++++ GIVEN DATA ++++
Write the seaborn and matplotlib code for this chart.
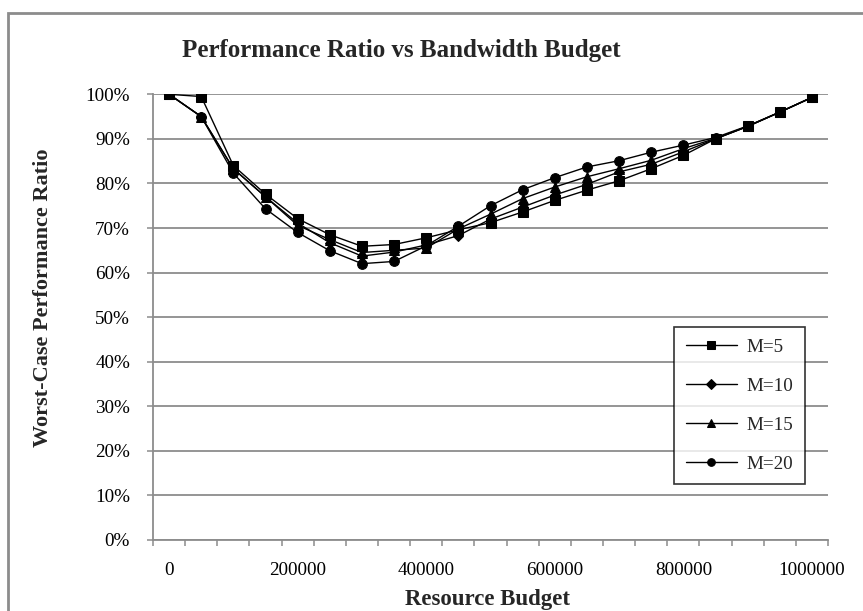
import numpy as np
import pandas as pd
import matplotlib
matplotlib.use("Agg")
import matplotlib.pyplot as plt
from matplotlib.ticker import PercentFormatter, FixedLocator
from matplotlib.patches import Rectangle
import seaborn as sns

budgets = [0, 50000, 100000, 150000, 200000, 250000, 300000, 350000, 400000, 450000,
           500000, 550000, 600000, 650000, 700000, 750000, 800000, 850000, 900000, 950000, 1000000]
m5 = [100, 99.5, 84.0, 77.6, 72.1, 68.5, 65.9, 66.3, 67.8, 69.6, 71.2, 73.6, 76.2, 78.5, 80.6, 83.3, 86.3, 90.0, 92.8, 96.0, 99.3]
m10 = [100, 95.0, 83.3, 77.0, 71.1, 66.7, 63.7, 64.6, 66.2, 68.3, 72.0, 74.7, 77.4, 79.8, 82.6, 84.3, 87.1, 90.0, 92.8, 96.0, 99.3]
m15 = [100, 95.0, 83.3, 77.0, 70.6, 67.4, 64.5, 65.0, 65.5, 69.8, 73.1, 76.6, 79.2, 81.5, 83.3, 85.2, 87.8, 90.1, 92.8, 96.0, 99.3]
m20 = [100, 95.0, 82.3, 74.3, 69.0, 64.9, 62.0, 62.5, 66.0, 70.4, 75.0, 78.6, 81.3, 83.7, 85.1, 87.0, 88.6, 90.3, 92.9, 96.0, 99.3]
series_names = ["M=5", "M=10", "M=15", "M=20"]
series_vals = [m5, m10, m15, m20]
label_budgets = [0, 200000, 400000, 600000, 800000, 1000000]

rows = []
for name, vals in zip(series_names, series_vals):
    for i, (b, v) in enumerate(zip(budgets, vals)):
        rows.append({"pos": i, "budget": b, "val": v, "M": name})
df = pd.DataFrame(rows)

sns.set_theme(style="white")
plt.rcParams['font.family'] = ['Liberation Serif', 'DejaVu Serif']

W, H = 863, 611
fig = plt.figure(figsize=(W / 100, H / 100), dpi=100)
ax = fig.add_axes([153 / W, 1 - 540 / H, (828 - 153) / W, (540 - 94.3) / H])

fs = 13.8
sns.lineplot(data=df, x="pos", y="val", hue="M", style="M",
             markers={"M=5": "s", "M=10": "D", "M=15": "^", "M=20": "o"},
             dashes=False, palette=["black"] * 4, hue_order=series_names,
             style_order=series_names, markersize=7, linewidth=1,
             markeredgecolor="black", ax=ax)
for ln in ax.lines:
    if ln.get_marker() == "D":
        ln.set_markersize(5.5)

ax.set_xlim(-0.5, len(budgets) - 0.5)
ax.set_ylim(0, 100)
ax.yaxis.set_major_locator(FixedLocator(np.arange(0, 101, 10)))
ax.yaxis.set_major_formatter(PercentFormatter(decimals=0))
ax.grid(axis="y", color="#8c8c8c", linewidth=1.3)
ax.grid(axis="x", visible=False)

label_pos = [budgets.index(b) for b in label_budgets]
ax.set_xticks(label_pos)
ax.set_xticklabels([str(b) for b in label_budgets])
ax.set_xticks(np.arange(-0.5, len(budgets), 1), minor=True)
ax.tick_params(axis="x", which="major", length=0, pad=16, labelsize=fs, colors="black")
ax.tick_params(axis="x", which="minor", length=4.5, width=1.1, color="#8c8c8c", direction="out", bottom=True)
ax.tick_params(axis="y", which="major", length=4.5, width=1.1, color="#8c8c8c", direction="out", left=True, pad=12, labelsize=fs, labelcolor="black")

for s in ["top", "right"]:
    ax.spines[s].set_visible(False)
for s in ["left", "bottom"]:
    ax.spines[s].set_color("#8c8c8c")
    ax.spines[s].set_linewidth(1.3)

ax.set_xlabel("")
ax.set_ylabel("")
fig.text(487 / W, 1 - 600 / H, "Resource Budget", ha="center", va="center",
         fontsize=16.5, fontweight="bold")
fig.text(43 / W, 1 - 298 / H, "Worst-Case Performance Ratio", ha="center", va="center",
         rotation=90, fontsize=16, fontweight="bold")
fig.text(401 / W, 1 - 57 / H, "Performance Ratio vs Bandwidth Budget", ha="center",
         va="baseline", fontsize=18, fontweight="bold")

leg = ax.legend(loc="upper left", bbox_to_anchor=(674 / W, 1 - 327 / H),
                bbox_transform=fig.transFigure, frameon=True, fancybox=False,
                edgecolor="black", fontsize=fs, handlelength=2.7, labelspacing=1.12,
                borderpad=0.6, handletextpad=0.5, borderaxespad=0)
leg.get_frame().set_linewidth(1.2)
for h in leg.legend_handles:
    h.set_markersize(5.5)

fig.patches.append(Rectangle((8 / W, -0.05), 1.1, 1 - 13 / H + 0.05, transform=fig.transFigure,
                             fill=False, edgecolor="#8c8c8c", linewidth=2, figure=fig))

fig.savefig("out.png", dpi=100)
++++
:: STATED TASK ::
Omit the pictures and give the material again, exactly and in full.

:: FULL SOLUTION ::
Write the seaborn and matplotlib code for this chart.
import numpy as np
import pandas as pd
import matplotlib
matplotlib.use("Agg")
import matplotlib.pyplot as plt
from matplotlib.ticker import PercentFormatter, FixedLocator
from matplotlib.patches import Rectangle
import seaborn as sns

budgets = [0, 50000, 100000, 150000, 200000, 250000, 300000, 350000, 400000, 450000,
           500000, 550000, 600000, 650000, 700000, 750000, 800000, 850000, 900000, 950000, 1000000]
m5 = [100, 99.5, 84.0, 77.6, 72.1, 68.5, 65.9, 66.3, 67.8, 69.6, 71.2, 73.6, 76.2, 78.5, 80.6, 83.3, 86.3, 90.0, 92.8, 96.0, 99.3]
m10 = [100, 95.0, 83.3, 77.0, 71.1, 66.7, 63.7, 64.6, 66.2, 68.3, 72.0, 74.7, 77.4, 79.8, 82.6, 84.3, 87.1, 90.0, 92.8, 96.0, 99.3]
m15 = [100, 95.0, 83.3, 77.0, 70.6, 67.4, 64.5, 65.0, 65.5, 69.8, 73.1, 76.6, 79.2, 81.5, 83.3, 85.2, 87.8, 90.1, 92.8, 96.0, 99.3]
m20 = [100, 95.0, 82.3, 74.3, 69.0, 64.9, 62.0, 62.5, 66.0, 70.4, 75.0, 78.6, 81.3, 83.7, 85.1, 87.0, 88.6, 90.3, 92.9, 96.0, 99.3]
series_names = ["M=5", "M=10", "M=15", "M=20"]
series_vals = [m5, m10, m15, m20]
label_budgets = [0, 200000, 400000, 600000, 800000, 1000000]

rows = []
for name, vals in zip(series_names, series_vals):
    for i, (b, v) in enumerate(zip(budgets, vals)):
        rows.append({"pos": i, "budget": b, "val": v, "M": name})
df = pd.DataFrame(rows)

sns.set_theme(style="white")
plt.rcParams['font.family'] = ['Liberation Serif', 'DejaVu Serif']

W, H = 863, 611
fig = plt.figure(figsize=(W / 100, H / 100), dpi=100)
ax = fig.add_axes([153 / W, 1 - 540 / H, (828 - 153) / W, (540 - 94.3) / H])

fs = 13.8
sns.lineplot(data=df, x="pos", y="val", hue="M", style="M",
             markers={"M=5": "s", "M=10": "D", "M=15": "^", "M=20": "o"},
             dashes=False, palette=["black"] * 4, hue_order=series_names,
             style_order=series_names, markersize=7, linewidth=1,
             markeredgecolor="black", ax=ax)
for ln in ax.lines:
    if ln.get_marker() == "D":
        ln.set_markersize(5.5)

ax.set_xlim(-0.5, len(budgets) - 0.5)
ax.set_ylim(0, 100)
ax.yaxis.set_major_locator(FixedLocator(np.arange(0, 101, 10)))
ax.yaxis.set_major_formatter(PercentFormatter(decimals=0))
ax.grid(axis="y", color="#8c8c8c", linewidth=1.3)
ax.grid(axis="x", visible=False)

label_pos = [budgets.index(b) for b in label_budgets]
ax.set_xticks(label_pos)
ax.set_xticklabels([str(b) for b in label_budgets])
ax.set_xticks(np.arange(-0.5, len(budgets), 1), minor=True)
ax.tick_params(axis="x", which="major", length=0, pad=16, labelsize=fs, colors="black")
ax.tick_params(axis="x", which="minor", length=4.5, width=1.1, color="#8c8c8c", direction="out", bottom=True)
ax.tick_params(axis="y", which="major", length=4.5, width=1.1, color="#8c8c8c", direction="out", left=True, pad=12, labelsize=fs, labelcolor="black")

for s in ["top", "right"]:
    ax.spines[s].set_visible(False)
for s in ["left", "bottom"]:
    ax.spines[s].set_color("#8c8c8c")
    ax.spines[s].set_linewidth(1.3)

ax.set_xlabel("")
ax.set_ylabel("")
fig.text(487 / W, 1 - 600 / H, "Resource Budget", ha="center", va="center",
         fontsize=16.5, fontweight="bold")
fig.text(43 / W, 1 - 298 / H, "Worst-Case Performance Ratio", ha="center", va="center",
         rotation=90, fontsize=16, fontweight="bold")
fig.text(401 / W, 1 - 57 / H, "Performance Ratio vs Bandwidth Budget", ha="center",
         va="baseline", fontsize=18, fontweight="bold")

leg = ax.legend(loc="upper left", bbox_to_anchor=(674 / W, 1 - 327 / H),
                bbox_transform=fig.transFigure, frameon=True, fancybox=False,
                edgecolor="black", fontsize=fs, handlelength=2.7, labelspacing=1.12,
                borderpad=0.6, handletextpad=0.5, borderaxespad=0)
leg.get_frame().set_linewidth(1.2)
for h in leg.legend_handles:
    h.set_markersize(5.5)

fig.patches.append(Rectangle((8 / W, -0.05), 1.1, 1 - 13 / H + 0.05, transform=fig.transFigure,
                             fill=False, edgecolor="#8c8c8c", linewidth=2, figure=fig))

fig.savefig("out.png", dpi=100)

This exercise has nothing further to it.